One of the most common conversations I’ve been having lately are about how tired people are. Amongst my colleagues, a simple knowing glance in one another’s direction is enough to convey the same message: I’m wiped. This fatigue is more than just a bad night’s sleep.
It feels like I’m watching a system breaking. Either, I’m powerless to do anything about it, I don’t know what my powers to create positive change are, or I’m not willing to do anything to change what’s happening. Throughout the day, there’s a constant argument going on in my head about what I’m willing to deal with and what I’m simply going to overlook or actively turn away from. The list of things I’m avoiding is growing steadily.
My saving grace is fourfold: I’ve got my family, the cats, the workshop, and Hannah. I’ve always maintained that there is no such thing as a “self made man.” Our strength is founded on the support we receive from others.
While speaking with a colleague after work, the notion of emotional and intellectual investment arose. I was saying that she should choose what’s most important and aim to do as little as possible. She was saying how she’s either all in or all out. She has a sense of pride in her work that I’ve not maintained. I can be stubborn as fuck but I’ve learned to invest in what offers a potential for return.
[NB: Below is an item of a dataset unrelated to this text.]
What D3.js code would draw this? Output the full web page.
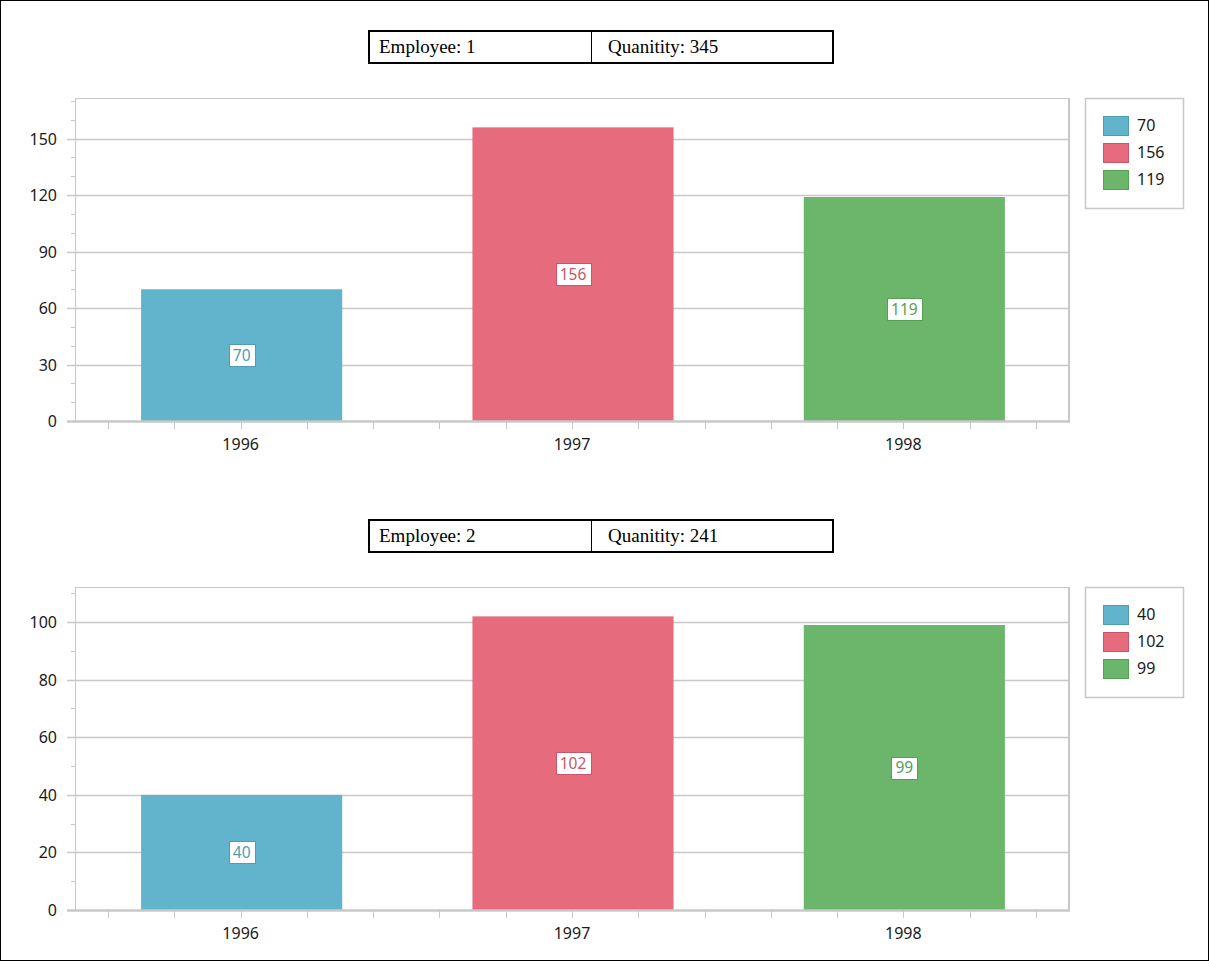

The tip of the iceberg are the actions of others. Below the surface is the rationale and motivation. The dinghy I’m rowing bounces off the ice. Anything much bigger or more solid would have too much inertia to change course quickly enough. Luckily, I have my islands to rest on when I must go fishing or gather materials to build my own, small paradise on the volcanic rock that is creating new land.
It’s tiring work, all of it is.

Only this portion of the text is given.